[CVPR2021] Invertible Image Signal Processing

Overview

Invertible Image Signal Processing

Python 3.6 pytorch 1.4.0

This repository includes official codes for "Invertible Image Signal Processing (CVPR2021)".

Figure: Our framework

Unprocessed RAW data is a highly valuable image format for image editing and computer vision. However, since the file size of RAW data is huge, most users can only get access to processed and compressed sRGB images. To bridge this gap, we design an Invertible Image Signal Processing (InvISP) pipeline, which not only enables rendering visually appealing sRGB images but also allows recovering nearly perfect RAW data. Due to our framework's inherent reversibility, we can reconstruct realistic RAW data instead of synthesizing RAW data from sRGB images, without any memory overhead. We also integrate a differentiable JPEG compression simulator that empowers our framework to reconstruct RAW data from JPEG images. Extensive quantitative and qualitative experiments on two DSLR demonstrate that our method obtains much higher quality in both rendered sRGB images and reconstructed RAW data than alternative methods.

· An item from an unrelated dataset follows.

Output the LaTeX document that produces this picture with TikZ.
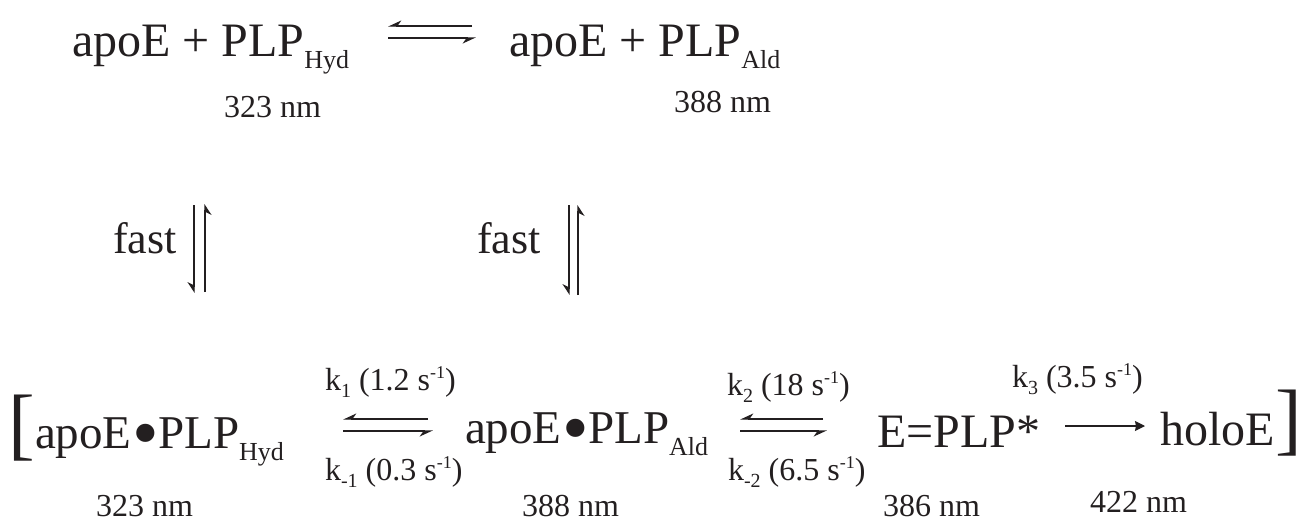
\documentclass[tikz,border=0pt]{standalone}
\usepackage{fontspec}
\setmainfont{Liberation Serif}
\usetikzlibrary{arrows.meta}
\definecolor{ink}{RGB}{35,31,32}
\newcommand{\spsub}[1]{\raisebox{-12pt}{\fontsize{26}{26}\selectfont #1}}
\newcommand{\ksb}[1]{\raisebox{-7pt}{\fontsize{20}{20}\selectfont #1}}
\newcommand{\ksp}[1]{\raisebox{12pt}{\fontsize{18}{18}\selectfont #1}}
\newcommand{\bul}{\hspace{1pt}\raisebox{-10pt}{\fontsize{76}{76}\selectfont •}\hspace{-1pt}}
\begin{document}
\begin{tikzpicture}[x=1pt,y=-1pt,
  every node/.style={inner sep=0pt,outer sep=0pt,anchor=base west,text=ink},
  species/.style={font=\fontsize{48}{56}\selectfont},
  bspecies/.style={font=\fontsize{47}{54}\selectfont},
  fastlbl/.style={font=\fontsize{44}{52}\selectfont},
  small/.style={font=\fontsize{32}{38}\selectfont},
  brack/.style={font=\fontsize{80}{90}\selectfont},
  rxn/.style={draw=ink,line width=1.2pt},
  hb/.style={rxn,-{Stealth[harpoon,swap,length=12pt,width=11pt]}},
  vb/.style={rxn,-{Stealth[harpoon,swap,length=10pt,width=13pt]}},
  fwd/.style={rxn,-{Stealth[length=10pt,width=10pt,inset=1pt]}}]
\useasboundingbox (0,0) rectangle (1303,523);
% top row
\node[species] (t1) at (72,56) {apoE + PLP\spsub{Hyd}};
\node[species] (t2) at (509,56) {apoE + PLP\spsub{Ald}};
\node[small] (n1) at (224,117) {323 nm};
\node[small] (n2) at (674,112) {388 nm};
\coordinate (ta1) at (388,26); \coordinate (tb1) at (472,26);
\coordinate (ta2) at (388,38); \coordinate (tb2) at (476,38);
\draw[hb] (tb1) -- (ta1);
\draw[hb] (ta2) -- (tb2);
% middle
\node[fastlbl] (f1) at (113,253) {fast};
\node[fastlbl] (f2) at (477,253) {fast};
\coordinate (v1a) at (194,205); \coordinate (v1b) at (194,293);
\coordinate (v2a) at (205,204); \coordinate (v2b) at (205,292);
\draw[vb] (v1a) -- (v1b);
\draw[vb] (v2b) -- (v2a);
\coordinate (v3a) at (569,205); \coordinate (v3b) at (569,295);
\coordinate (v4a) at (578,205); \coordinate (v4b) at (578,295);
\draw[vb] (v3a) -- (v3b);
\draw[vb] (v4b) -- (v4a);
% bottom row
\node[brack] (lb) at (9,450) {[};
\node[bspecies] (b1) at (35,448) {apoE\bul PLP\spsub{Hyd}};
\node[small] (n3) at (96,516) {323 nm};
\node[small] (k1) at (325,390) {k\ksb{1} (1.2 s\ksp{-1})};
\node[small] (km1) at (325,480) {k\ksb{-1} (0.3 s\ksp{-1})};
\coordinate (a1) at (343,419); \coordinate (a2) at (428,419);
\coordinate (a3) at (343,431); \coordinate (a4) at (433,431);
\draw[hb] (a2) -- (a1);
\draw[hb] (a3) -- (a4);
\node[bspecies] (b2) at (465,443) {apoE\bul PLP\spsub{Ald}};
\node[small] (n4) at (522,516) {388 nm};
\node[small] (k2) at (727,395) {k\ksb{2} (18 s\ksp{-1})};
\node[small] (km2) at (728,480) {k\ksb{-2} (6.5 s\ksp{-1})};
\coordinate (c1) at (740,419); \coordinate (c2) at (823,419);
\coordinate (c3) at (740,431); \coordinate (c4) at (827,431);
\draw[hb] (c2) -- (c1);
\draw[hb] (c3) -- (c4);
\node[species] (b3) at (877,447) {E=PLP*};
\node[small] (n5) at (883,516) {386 nm};
\node[small] (k3) at (1012,387) {k\ksb{3} (3.5 s\ksp{-1})};
\coordinate (d1) at (1065,426); \coordinate (d2) at (1145,426);
\draw[fwd] (d1) -- (d2);
\node[species] (b4) at (1160,445) {holoE};
\node[brack] (rb) at (1275,445) {]};
\node[small] (n6) at (1090,512) {422 nm};
\end{tikzpicture}
\end{document}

Invertible Image Signal Processing
Yazhou Xing*, Zian Qian*, Qifeng Chen (* indicates joint first authors)
HKUST

[Paper] [Project Page] [Technical Video (Coming soon)]

Figure: Our results

Installation

Clone this repo.

git clone https://github.com/yzxing87/Invertible-ISP.git 
cd Invertible-ISP/

We have tested our code on Ubuntu 18.04 LTS with PyTorch 1.4.0, CUDA 10.1 and cudnn7.6.5. Please install dependencies by

conda env create -f environment.yml

Preparing datasets

We use MIT-Adobe FiveK Dataset for training and evaluation. To reproduce our results, you need to first download the NIKON D700 and Canon EOS 5D subsets from their website. The images (DNG) can be downloaded by

cd data/
bash data_preprocess.sh

The downloading may take a while. After downloading, we need to prepare the bilinearly demosaiced RAW and white balance parameters as network input, and ground truth sRGB (in JPEG format) as supervision.

python data_preprocess.py --camera="NIKON_D700"
python data_preprocess.py --camera="Canon_EOS_5D"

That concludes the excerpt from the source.